Which incident is more rationally relevant to 2018? But which does the prestige media consider more au courant? …
In 1980, the name “Emmett Till” did not appear in the pages of the NYT. In 1990 it showed up twice, and in 2000 four times.
From 2004 through 2012, the Times mentioned this old incident an average of nine times per year, and from 2013 to 2016 almost two dozen times per year.
Last year, “Emmett Till” appeared in 72 different Times articles. And this year is on track for 92 stories about the 63-year-old tragedy.
In contrast, the name “Tawana Brawley” might seem of slightly less antiquarian interest.
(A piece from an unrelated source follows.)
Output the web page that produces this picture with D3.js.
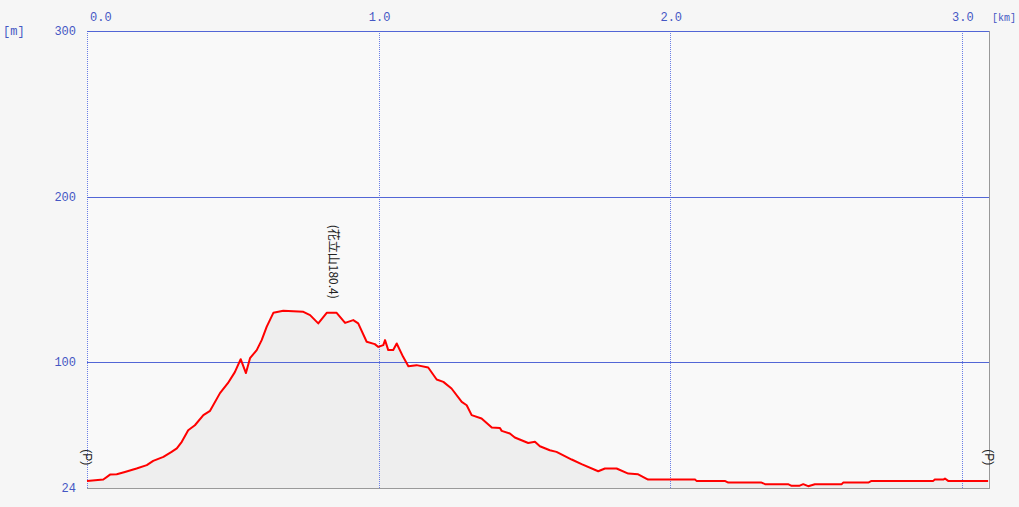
<!DOCTYPE html>
<html>
<head>
<meta charset="utf-8">
<script src="https://cdn.jsdelivr.net/npm/d3@7"></script>
<style>
  html, body { margin: 0; padding: 0; background: #f6f6f6; }
  svg { display: block; }
</style>
</head>
<body>
<svg id="chart" width="1019" height="507"></svg>
<script>
// ---- data ----
const distanceKm = [0.000,0.056,0.079,0.102,0.130,0.170,0.205,0.227,0.262,0.290,0.308,0.325,0.347,0.370,0.399,0.422,0.456,0.483,0.507,0.527,0.545,0.559,0.582,0.599,0.616,0.639,0.673,0.742,0.765,0.793,0.822,0.856,0.885,0.913,0.930,0.959,0.987,0.999,1.016,1.022,1.033,1.050,1.062,1.084,1.102,1.130,1.170,1.199,1.222,1.250,1.285,1.302,1.319,1.353,1.388,1.416,1.422,1.450,1.467,1.513,1.536,1.553,1.587,1.610,1.662,1.696,1.753,1.776,1.816,1.856,1.890,1.924,2.085,2.090,2.187,2.199,2.313,2.325,2.404,2.416,2.442,2.456,2.473,2.496,2.588,2.593,2.679,2.690,2.902,2.907,2.936,2.942,2.953,3.090];
const elevationM = [28.3,29.1,32.1,32.3,33.7,35.8,37.8,40.4,42.8,45.8,47.9,51.9,58.9,61.9,68.0,70.6,81.3,87.3,94.0,101.8,93.4,102.4,107.3,113.3,121.3,129.8,131.0,130.4,128.4,123.4,129.8,129.8,123.7,125.4,123.4,112.3,110.9,109.2,110.3,113.3,107.3,107.3,111.3,103.2,97.6,98.2,96.8,89.5,88.1,84.1,76.0,74.0,68.0,66.0,60.5,60.3,58.5,56.9,54.5,51.2,51.9,49.2,46.8,45.8,41.2,38.4,34.1,35.8,35.8,32.7,32.3,29.1,29.1,28.3,28.3,27.3,27.3,26.3,26.3,25.3,25.3,26.3,25.1,26.3,26.3,27.3,27.3,28.3,28.3,29.1,29.1,29.7,28.3,28.3];
const xTicks = [0, 1, 2, 3];
const xTickLabels = ["0.0", "1.0", "2.0", "3.0"];
const yTicks = [300, 200, 100, 24];
const yTickLabels = ["300", "200", "100", "24"];
const xDomain = [0, 3.093];
const yDomain = [24, 300];
const peakLabel = "(花立山180.4)";
const peakKm = 0.843;
const peakLabelElev = 183;
const endLabels = ["(P)", "(P)"];
const endKm = [0, 3.093];
const endLabelElev = 42.5;
const xUnit = "[km]";
const yUnit = "[m]";

// ---- layout ----
const L = 87, R = 989, T = 31, B = 488;
const svg = d3.select("#chart");
const x = d3.scaleLinear().domain(xDomain).range([L, R]);
const y = d3.scaleLinear().domain(yDomain).range([B, T]);
const blue = "#5266d6";
const dotBlue = "#6a7ee6";
const textBlue = "#4557c4";
const monoFont = "'Liberation Mono', 'DejaVu Sans Mono', monospace";

// plot background
svg.append("rect").attr("x", L).attr("y", T).attr("width", R - L).attr("height", B - T).attr("fill", "#f9f9f9");

// area under curve
const pts = distanceKm.map((d, i) => [d, elevationM[i]]);
svg.append("path")
  .datum(pts)
  .attr("fill", "#eeeeee")
  .attr("d", d3.area().x(d => x(d[0])).y0(y(yDomain[0])).y1(d => y(d[1])));

// vertical grid (dotted)
svg.append("g").selectAll("line").data(xTicks).join("line")
  .attr("x1", d => Math.round(x(d)) + 0.5).attr("x2", d => Math.round(x(d)) + 0.5)
  .attr("y1", T).attr("y2", B)
  .attr("stroke", dotBlue).attr("stroke-width", 1).attr("stroke-dasharray", "1,1")
  .attr("shape-rendering", "crispEdges");

// horizontal grid (solid)
svg.append("g").selectAll("line").data(yTicks.filter(v => v !== 24)).join("line")
  .attr("x1", L).attr("x2", R)
  .attr("y1", d => Math.round(y(d)) + 0.5).attr("y2", d => Math.round(y(d)) + 0.5)
  .attr("stroke", blue).attr("stroke-width", 1)
  .attr("shape-rendering", "crispEdges");

// right and bottom frame (gray)
svg.append("line").attr("x1", R + 0.5).attr("x2", R + 0.5).attr("y1", T).attr("y2", B + 1)
  .attr("stroke", "#999999").attr("stroke-width", 1).attr("shape-rendering", "crispEdges");
svg.append("line").attr("x1", L).attr("x2", R + 1).attr("y1", B + 0.5).attr("y2", B + 0.5)
  .attr("stroke", "#999999").attr("stroke-width", 1).attr("shape-rendering", "crispEdges");

// profile line
svg.append("path")
  .datum(pts)
  .attr("fill", "none")
  .attr("stroke", "#ff0000")
  .attr("stroke-width", 2)
  .attr("stroke-linejoin", "round")
  .attr("d", d3.line().x(d => x(d[0])).y(d => y(d[1])));

// x tick labels (top)
svg.append("g").selectAll("text").data(xTicks).join("text")
  .attr("x", (d, i) => i === 0 ? x(d) + 3 : x(d) + 1)
  .attr("y", 21)
  .attr("text-anchor", (d, i) => i === 0 ? "start" : "middle")
  .attr("font-family", monoFont).attr("font-size", 12).attr("fill", textBlue)
  .text((d, i) => xTickLabels[i]);
svg.append("text").attr("x", 992).attr("y", 21)
  .attr("font-family", monoFont).attr("font-size", 11).attr("fill", textBlue)
  .attr("textLength", 24).attr("lengthAdjust", "spacingAndGlyphs")
  .text(xUnit);

// y tick labels
svg.append("g").selectAll("text").data(yTicks).join("text")
  .attr("x", 76).attr("y", d => y(d) + 4)
  .attr("text-anchor", "end")
  .attr("font-family", monoFont).attr("font-size", 12).attr("fill", textBlue)
  .text((d, i) => yTickLabels[i]);
svg.append("text").attr("x", 3).attr("y", 35)
  .attr("font-family", monoFont).attr("font-size", 12).attr("fill", textBlue).text(yUnit);

// peak label (vertical)
svg.append("text")
  .attr("transform", `translate(${x(peakKm) - 4},${y(peakLabelElev)}) rotate(90)`)
  .attr("font-family", "'Noto Sans CJK JP', sans-serif").attr("font-size", 12).attr("fill", "#222")
  .text(peakLabel);

// (P) labels
svg.append("g").selectAll("text").data(endKm).join("text")
  .attr("transform", d => `translate(${x(d) - 4},${y(endLabelElev)}) rotate(90)`)
  .attr("text-anchor", "middle")
  .attr("font-family", "'Liberation Sans', sans-serif").attr("font-size", 12).attr("fill", "#222")
  .text((d, i) => endLabels[i]);
</script>
</body>
</html>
The New York teen launched the modern era of antiwhite hate hoaxes in 1987, a few weeks after the publication of the late Tom Wolfe’s Bonfire of the Vanities best-seller about the “hunt for the Great White Defendant.”
The talented young race-racket activist Al Sharpton, the basis for Reverend Bacon in Bonfire, latched on to Tawana’s tall tale and turned it into a huge national brouhaha before it was utterly debunked and her half-dozen victims exonerated.
For a couple of decades, this instructive New York-area story was mentioned in the NYT (often in profiles explaining how Reverend Al had matured since his Tawana Brawley days, or occasionally in references to Wolfe’s magnum opus) about half as often as Emmett Till.
But in the 2010s, Tawana Brawley has come up in only 15 articles versus 249 mentioning Emmett Till.
Now, The New York Times would no doubt answer that it is merely responding to the great surfeit of events related to the Emmett Till case, such as a spat over whether a white artist should be allowed to display a painting of Emmett or whether only black painters should make money off the sacred subject.
On the other hand, the Times takes pride that it traditionally sets the agenda for the rest of the news business. So if the Times says that in 2018 Emmett Till is breaking news while Tawana Brawley is ancient history, lots of other influential media folks will follow its lead.